Once on the line, operators used scripted tactics to create panic and urgency, pressuring victims into paying for unnecessary or completely fictitious technical support services, with some losing hundreds or even thousands of dollars.
In some instances, the damage went even further, with scammers gaining remote access to victims' computers and extracting sensitive personal and financial data.
Authorities say the operation disproportionately targeted elderly Americans, with many victims losing significant portions of their savings, and the FBI investigation revealing that the network was a coordinated international enterprise.
Multiple India-based individuals were convicted as part of the case, including several operators directly linked to the call centers running the fraud schemes, who played key roles in executing and expanding the operation.
U.S. officials say the involvement of foreign-based call centers presents a growing national challenge, with these operations often functioning outside the immediate reach of American law enforcement.
Despite this, investigators were able to shut down one of the primary call center hubs in India, following years of coordination and intelligence gathering, and prosecutors say the U.S.-based executives were fully aware of the nature of their clients' activities.

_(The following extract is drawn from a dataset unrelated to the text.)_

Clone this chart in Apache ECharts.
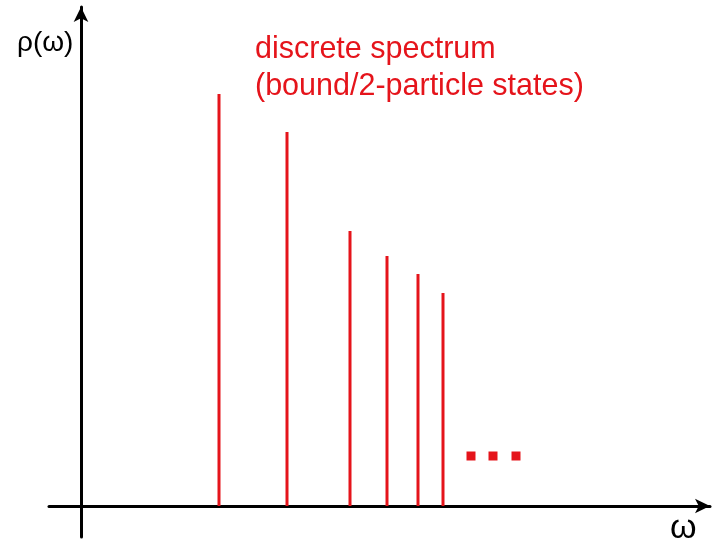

The financial impact has been staggering, with tech support scams alone costing Americans approximately $2.1 billion last year, and even at the state level, losses are significant, with residents of one state losing at least $5.7 million to similar schemes.
Law enforcement officials have made clear that elderly Americans remain the primary targets, with these individuals often seen as easier to manipulate and more likely to trust authority figures.
The FBI has described the actions of those involved as "downright despicable," with the agency saying that American senior citizens deserve honor, respect, and protection.
The case highlights the risks posed by globalized fraud networks and underscores how easily overseas operations can target American citizens with limited consequences.
The involvement of India-based call centers has reignited debate over outsourcing and foreign telecommunications infrastructure, with critics arguing that such systems create vulnerabilities that criminals can exploit.